Nachhaltigkeit ist messbar – in Grad Celsius


Gastbeitrag von Tobias Kollmann und Hannah Helmke im Handelsjournal 05/2022

Die Wirtschaft steht vor einer großen Transformation. Das Ziel ist eine Welt, die sich um nicht mehr als 1,5 °C ­erwärmt. Unternehmen sind gefordert. Wie kommen sie ins Handeln?

Die Klimatransition der Wirtschaft ist eine riesige Herausforderung. Sie bietet aber gleichzeitig auch große Chancen. Unternehmen können beim Klimaschutz jetzt eine Führungsrolle einnehmen, denn sie haben als größte Verursacher des Klimawandels den größten Hebel. Wer rechtzeitig handelt, kann sich vom Wettbewerb abheben und sich als Vorreiter einer 1,5-Grad-Wirtschaft positionieren. Nur Unternehmen, Marken und Produkte, die zu einer Welt beitragen, deren Klima sich um weniger als 1,5 Grad erwärmt, werden in Zukunft akzeptiert, können glaubhaft begeistern und nachhaltig wettbewerbsfähig sein.

Das Problem mit der Maßeinheit

Dieses Gradziel definiert der Pariser Klimavertrag. Die Wirtschaft bemisst ihren Klimafußabdruck aber in der Regel durch den jährlichen Ausstoß an Treibhausgasen in Tonnen CO2-Äquivalente (CO2e). Diese Angabe ist abstrakt und lässt keinen Vergleich in Bezug auf das Klimaziel zu. Daher ist es sehr sinnvoll, die Klimaperformance eines Unternehmens ebenfalls in Grad Celsius zu messen.

Den Klimaeffekt greifbar machen

Denn wer etwas bewegen möchte, braucht klare Kennzahlen. Das vom Frankfurter Start-up right° entwickelte X-Degree-Compatibility-(XDC)-Modell ermittelt die Klimawirkung eines Unternehmens in einer einfachen Grad-Celsius-Zahl. Es beantwortet die Frage: Um wie viel Grad würde sich das Klima erwärmen, wenn die gesamte Welt die gleiche Klimaperformance hätte wie das betrachtete Unternehmen? Der Vorteil: Grad Celsius ist eine Maßeinheit, die für alle Kunden, Mitarbeiter, Führungskräfte und andere Stakeholder verständlich ist. Dabei stellt das XDC-Modell alle klimarelevanten Entscheidungen auf ein wissenschaftliches Fundament und hilft dabei, den Fortschritt zu verfolgen und transparent zu kommunizieren. Denn nur wer die Klimawirkung seiner wirtschaftlichen Aktivitäten kennt und versteht, ergreift die richtigen Maßnahmen, die den Klimafußabdruck des Unternehmens ausreichend verkleinern.

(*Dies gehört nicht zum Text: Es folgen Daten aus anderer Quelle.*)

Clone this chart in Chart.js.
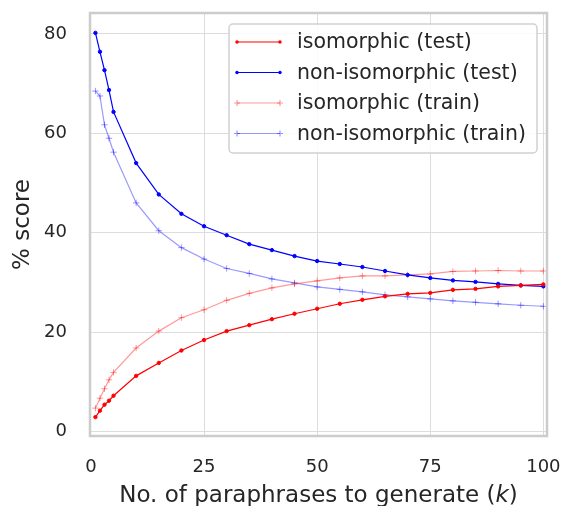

Klimaneutral bis 2050 – reicht das nicht aus?

Will die globale Gesellschaft die Erderwärmung auf 1,5 Grad Celsius begrenzen, muss der CO2-Ausstoß lange vor 2030 deutlich sinken. Der Weg hin zu Net Zero bestimmt, ob wir das 1,5-Grad-Ziel erreichen oder darüber hinausschießen. Denn der Klimawandel entsteht durch die kumulierte Menge an Emissionen über die Zeit.

Grafik: Adaption Handelsjournal

Glaubhaft über Nachhaltigkeit sprechen

Für Unternehmen, aber besonders auch für Consumer-Brands, ist es heute wichtiger denn je, authentisch zu kommunizieren. Die Reputation steht auf dem Spiel, denn Greenwashing wird schnell entlarvt. Deshalb unterstützt right° nicht nur DAX-Konzerne, sondern auch Marken wie Weleda, Kneipp, Fritz Kola oder Katjes mit seiner Klimametrik. Die berechnete Kennzahl kann eine entscheidende Rolle für das Image spielen: Wer möchte schon die Produkte eines 4-Grad-Unternehmens kaufen? Oder dort arbeiten? Können Unternehmen dagegen kommunizieren, dass sie mit ihrem CO2-Budget im Paris-kompatiblen Bereich liegen, ergeben sich daraus eindeutig Vorteile. Statt voreiligen Klimaneutralitätsmärchen gilt es, glaubhafte Geschichten über den Wandel und über das Gelingen zu erzählen, die inspirieren und sensibilisieren. Denn der Wandel unserer Wirtschaft braucht nicht nur neue Lösungen, sondern auch starke Narrative.